Tuesday, 26 July 2011

Breaking the Ice

My Friends,
   Today in preparation for an upcoming excursion around the globe I ventured to the travel clinic to receive vaccinations.  Whilst waiting in the aptly named "waiting room" I overheard a frustrated, middle-aged receptionist commiserating with her co-worker about patients demanding estimations of expected wait times over the phone.  "The wait will last until someone calls you in," she went on, speaking the words she wished she could have said to the caller instead of the more placating answer she likely gave him.  The great irony in this is that noone, the receptionist included, wants their time wasted.  So we cannot fault someone for trying to plan their day and asking for a time estimation; but should we indulge them?

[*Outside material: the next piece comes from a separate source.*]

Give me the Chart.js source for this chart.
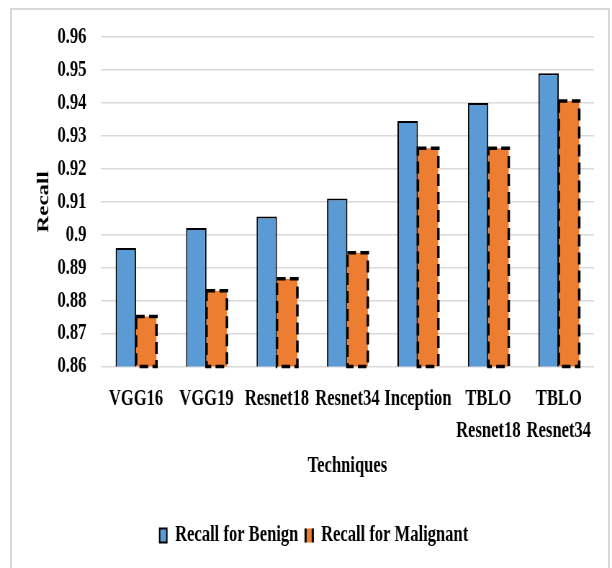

   I understand the importance of timings; they provide structure and allow the world as we know it to function (for better or worse) but for far too many people (regrettably, myself included more often than not), life is nothing but a series of timings: be at work for 9, pick up the kids at 6, dinner at 630.  It all seems a little mundane but we can justify it because we all think we are working for something better.
   Do you know what that "better" is?  I do.  It is the day when we don't have to have our timings dictated to us and we are free to live as we please.  But we'll never get there.  Because as stultifying to our flourishing existence on this planet as the rigidity of timings is, it also provides a modicum of security and stability; two things people feel lost without.  Therefore, people, even those who answer to noone, will always be slaves to the self-imposed rigidity of timings because it is, like a well-worn pair of underwear that has served you well, something that is difficult to part with.
   I opt to go without the proverbial underwear and forsake these timings.  If I must rush for something, let it be something I eagerly anticipate.  If I am late for something they will wait for me or they won't; either way, I'll be fine.  If I am early for something that gives me extra time to read something interesting or plot an escape route should things get out of hand (depending on the type of appointments you book). In short, inasmuch as possible, we should be attempting to throw off the twin yokes of imposed timings and obligations and revel in the time we can free up for ourselves.  If we don't learn to live life on our own schedule now we will never know how to do it.